Я гашу ночник от «Икеи» и выскальзываю за дверь, снова иду в гостиную подождать, не позвонит ли Жан-Клод. Может быть, он надрался только для того, чтобы преодолеть трудный момент в своей жизни, может быть, ему нужно было просто высказаться, и он мне позвонил, но потом почему-то смутился. Он сильный человек, миллиардер. У него есть дочка трех лет, жена индианка, из благородных, и просто красавица. У него есть тысячи возможностей, чтобы снова обрести себя. Если ему перезвоню я, это может его унизить. Мне только остается ждать, что он сам мне перезвонит. На экране телевизора все еще беззвучно мелькают кадры мультфильма, звук отключен. Собака Мендоса. Я зарабатываю больше, крутя мультфильмы круглосуточно, а не прерывая и возобновляя их показ. Интересно, сколько детей в эту минуту смотрят мультик про пса Мендоса? А сколько взрослых, не считая меня? А сколько их сейчас, взрослых мужчин, у кого в эту минуту возникла эрекция?
На журнальном столике лежит листок с номером телефона доктора Фикола. «Пойди покажись врачу…»

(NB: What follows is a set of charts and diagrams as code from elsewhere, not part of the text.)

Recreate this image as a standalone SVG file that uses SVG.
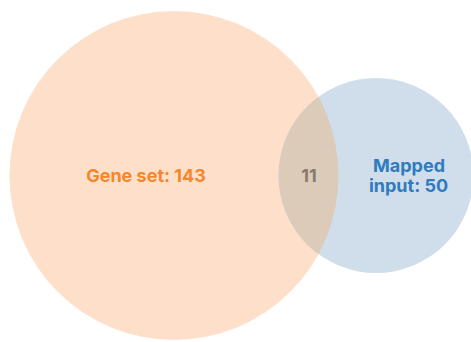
<svg xmlns="http://www.w3.org/2000/svg" width="471" height="342" viewBox="0 0 471 342">
<defs>
<style>
.lbl{font-family:Inter,"Liberation Sans",sans-serif;font-weight:700;font-size:18px;text-anchor:middle}
</style>
<clipPath id="clipA"><circle cx="174" cy="175.5" r="164.5"/></clipPath>
</defs>
<rect width="471" height="342" fill="#ffffff"/>
<g id="geneSet">
<circle cx="174" cy="175.5" r="164.5" fill="#FEE0CA"/>
</g>
<g id="mappedInput">
<circle cx="376" cy="175.5" r="97.5" fill="#D0DEEB"/>
</g>
<g id="overlap">
<circle cx="376" cy="175.5" r="97.5" fill="#DCCBB9" clip-path="url(#clipA)"/>
</g>
<g id="labels">
<text class="lbl" x="146" y="182" fill="#F7862A">Gene set: 143</text>
<text class="lbl" x="309" y="182" fill="#8A7B6C">11</text>
<text class="lbl" x="409" y="171.5" fill="#2F7BBF">Mapped</text>
<text class="lbl" x="408.5" y="191.5" fill="#2F7BBF">input: 50</text>
</g>
<g id="connectors"/>
</svg>
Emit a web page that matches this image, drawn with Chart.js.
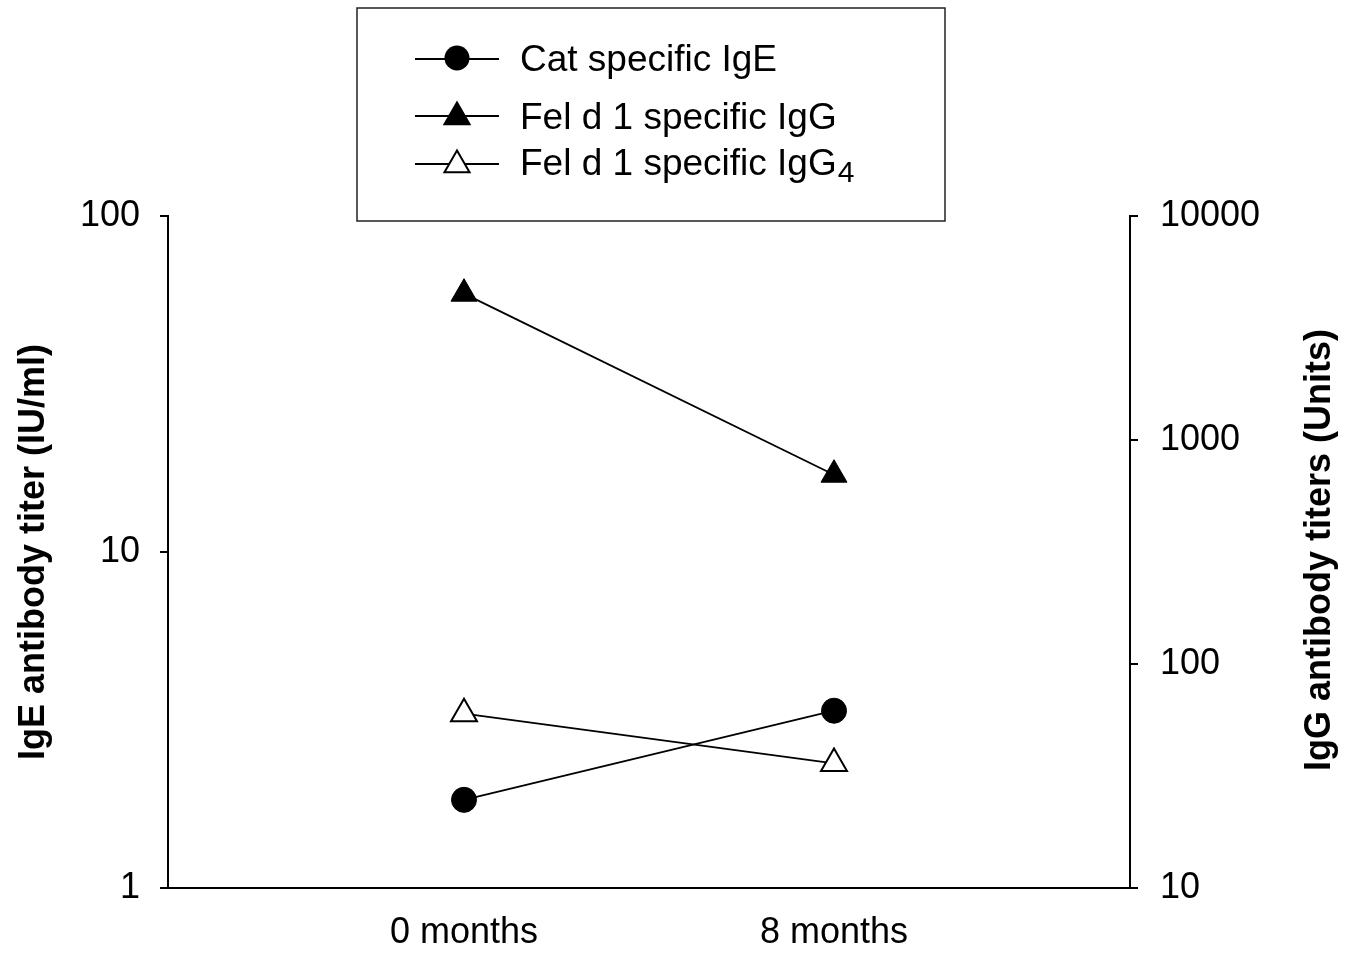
<!DOCTYPE html>
<html>
<head>
<meta charset="utf-8">
<script src="https://cdn.jsdelivr.net/npm/chart.js"></script>
<style>
  html, body { margin: 0; padding: 0; background: #fff; }
  #wrap { width: 1356px; height: 958px; }
</style>
</head>
<body>
<div id="wrap"><canvas id="titerChart" width="1356" height="958"></canvas></div>
<script>
// values
const timeLabels = ['0 months', '8 months'];
const catIgE = [1.83, 3.37];          // IU/ml, left axis
const felIgG = [4500, 700];           // Units, right axis
const felIgG4 = [60, 36];             // Units, right axis
const leftTicks = [1, 10, 100];
const rightTicks = [10, 100, 1000, 10000];

const FONT = 'Liberation Sans, Arial, Helvetica, sans-serif';

function toPoints(values) {
  return values.map((v, i) => ({ x: i, y: v }));
}

function fixedTicks(values) {
  return (scale) => { scale.ticks = values.map(v => ({ value: v })); };
}

function trianglePath(ctx, x, y, r) {
  ctx.beginPath();
  ctx.moveTo(x, y - r);
  ctx.lineTo(x + r * Math.sin(2 * Math.PI / 3), y - r * Math.cos(2 * Math.PI / 3));
  ctx.lineTo(x + r * Math.sin(4 * Math.PI / 3), y - r * Math.cos(4 * Math.PI / 3));
  ctx.closePath();
}

// legend box + right title (reads bottom to top, unlike chart.js default)
const extrasPlugin = {
  id: 'extras',
  afterDraw(chart) {
    const ctx = chart.ctx;
    ctx.save();

    // right axis title
    ctx.translate(1320, 550);
    ctx.rotate(-Math.PI / 2);
    ctx.font = 'bold 36px ' + FONT;
    ctx.fillStyle = '#000';
    ctx.textAlign = 'center';
    ctx.textBaseline = 'middle';
    ctx.fillText('IgG antibody titers (Units)', 0, 0);
    ctx.restore();

    // legend box
    ctx.save();
    ctx.fillStyle = '#fff';
    ctx.fillRect(357, 8, 588, 213);
    ctx.strokeStyle = '#222';
    ctx.lineWidth = 1.5;
    ctx.strokeRect(357, 8, 588, 213);

    const rows = [
      { y: 59, text: 'Cat specific IgE', marker: 'circle', fill: '#000', base: 71 },
      { y: 116, text: 'Fel d 1 specific IgG', marker: 'triangle', fill: '#000', base: 129 },
      { y: 164, text: 'Fel d 1 specific IgG', sub: '4', marker: 'triangle', fill: '#fff', base: 175 }
    ];
    rows.forEach(row => {
      ctx.strokeStyle = '#000';
      ctx.lineWidth = 2;
      ctx.beginPath();
      ctx.moveTo(415, row.y);
      ctx.lineTo(499, row.y);
      ctx.stroke();

      ctx.fillStyle = row.fill;
      ctx.lineWidth = 2;
      if (row.marker === 'circle') {
        ctx.beginPath();
        ctx.arc(457, row.y - 1, 12.5, 0, Math.PI * 2);
        ctx.fill();
      } else {
        trianglePath(ctx, 457, row.y + 1, 14.5);
        ctx.fill();
        ctx.stroke();
      }

      ctx.fillStyle = '#000';
      ctx.font = '37px ' + FONT;
      ctx.textAlign = 'left';
      ctx.textBaseline = 'alphabetic';
      ctx.fillText(row.text, 520, row.base);
      if (row.sub) {
        const w = ctx.measureText(row.text).width;
        ctx.font = '30px ' + FONT;
        ctx.fillText(row.sub, 520 + w + 1, row.base + 7);
      }
    });
    ctx.restore();
  }
};

const ctx = document.getElementById('titerChart');

new Chart(ctx, {
  type: 'line',
  data: {
    datasets: [
      {
        label: 'Fel d 1 specific IgG',
        data: toPoints(felIgG),
        yAxisID: 'y2',
        borderColor: '#000',
        borderWidth: 1.8,
        pointStyle: 'triangle',
        pointRadius: 15,
        pointBackgroundColor: '#000',
        pointBorderColor: '#000',
        pointBorderWidth: 1
      },
      {
        label: 'Fel d 1 specific IgG4',
        data: toPoints(felIgG4),
        yAxisID: 'y2',
        borderColor: '#000',
        borderWidth: 1.8,
        pointStyle: 'triangle',
        pointRadius: 15,
        pointBackgroundColor: '#fff',
        pointBorderColor: '#000',
        pointBorderWidth: 2
      },
      {
        label: 'Cat specific IgE',
        data: toPoints(catIgE),
        yAxisID: 'y',
        borderColor: '#000',
        borderWidth: 1.8,
        pointStyle: 'circle',
        pointRadius: 12.5,
        pointBackgroundColor: '#000',
        pointBorderColor: '#000',
        pointBorderWidth: 1
      }
    ]
  },
  options: {
    responsive: false,
    animation: false,
    layout: { padding: { top: 216, left: 0, right: 0, bottom: 0 } },
    plugins: { legend: { display: false }, tooltip: { enabled: false } },
    scales: {
      x: {
        type: 'linear',
        min: -0.8,
        max: 1.8,
        afterBuildTicks: fixedTicks([0, 1]),
        afterFit: (s) => { s.height = 70; },
        grid: { display: false, drawTicks: false },
        border: { display: true, color: '#000', width: 2 },
        ticks: {
          color: '#000',
          font: { family: FONT, size: 36 },
          padding: 23,
          maxRotation: 0,
          callback: (v) => timeLabels[v] ?? ''
        }
      },
      y: {
        type: 'logarithmic',
        position: 'left',
        min: 1,
        max: 100,
        afterBuildTicks: fixedTicks(leftTicks),
        afterFit: (s) => { s.width = 168; },
        grid: { drawOnChartArea: false, drawTicks: true, tickLength: 8, color: '#000', lineWidth: 2 },
        border: { display: true, color: '#000', width: 2 },
        ticks: {
          color: '#000',
          font: { family: FONT, size: 36 },
          padding: 20,
          callback: (v) => String(v)
        },
        title: {
          display: true,
          text: 'IgE antibody titer (IU/ml)',
          color: '#000',
          font: { family: FONT, size: 36, weight: 'bold' },
          padding: { top: 12, bottom: 0 }
        }
      },
      y2: {
        type: 'logarithmic',
        position: 'right',
        min: 10,
        max: 10000,
        afterBuildTicks: fixedTicks(rightTicks),
        afterFit: (s) => { s.width = 226; },
        grid: { drawOnChartArea: false, drawTicks: true, tickLength: 8, color: '#000', lineWidth: 2 },
        border: { display: true, color: '#000', width: 2 },
        ticks: {
          color: '#000',
          font: { family: FONT, size: 36 },
          padding: 22,
          callback: (v) => String(v)
        }
      }
    }
  },
  plugins: [extrasPlugin]
});
</script>
</body>
</html>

В какой-то момент я попадаю в холл огромной гостиницы; этот холл переполнен элегантно одетыми людьми, они собрались на светский прием. В центре холла деревянная беседка, похожая на будку справочного бюро, из нее вышла женщина, но ее лицо я не увидел, потому что смотрел в пол, я заметил только ее сапоги, такие сапоги были очень модными в пору моей юности: кожаные, коричневые, в обтяжку, а сбоку молния, у них не было острых, загнутых вверх носов, как на башмаках у гномов, какие носят модницы в этом году. Я не успел взглянуть на женщину, как она схватила меня за руку и с огромной, нечеловеческой, но подчиняющейся законам физики, силой поволокла меня через дверь запасного выхода, ударом кун-фу выбив кольцо противопанического устройства. И как прежде я успел заметить только ее сапог по моде семидесятых годов, который, как кнут, свистнул в воздухе; но ее лицо я так и не увидел, потому что мы уже оказались за дверью, а за дверью была темнота, но хуже всего — пустота…
Ну да, вот откуда взялась
Жан-Клод не звонит. У них уже четверть седьмого вечера. В Аспене сейчас мертвый сезон, жизнь там в эту пору — просто жуть, как на любом модном курорте, когда кончается сезон. Может быть, сегодня в какой-нибудь из больниц Марселя умер его отец, и, узнав об этом, он, сидя у камина, надрался виски, выпил подряд три-четыре стакана и страдает теперь от угрызений совести, что бросил его умирать в одиночестве, и, может быть, ему захотелось выговориться, и он мне позвонил, просто так, ведь в этот период у него осталось совсем немного друзей, поэтому ничего странного в его звонке нет…
Та пустота. Но это была не абсолютная пустота, это была не Торричеллиева пустота; это была плотная пустота, так сказать, пневматическая, эластичная, но что самое главное, — вот же оно, вот — то, что она
Но ведь отец Жан-Клода умер, когда ему было двадцать лет, и матери его уже давно нет в живых. Почему он мне позвонил? Почему он мне больше не звонит? Какое с ним случилось несчастье?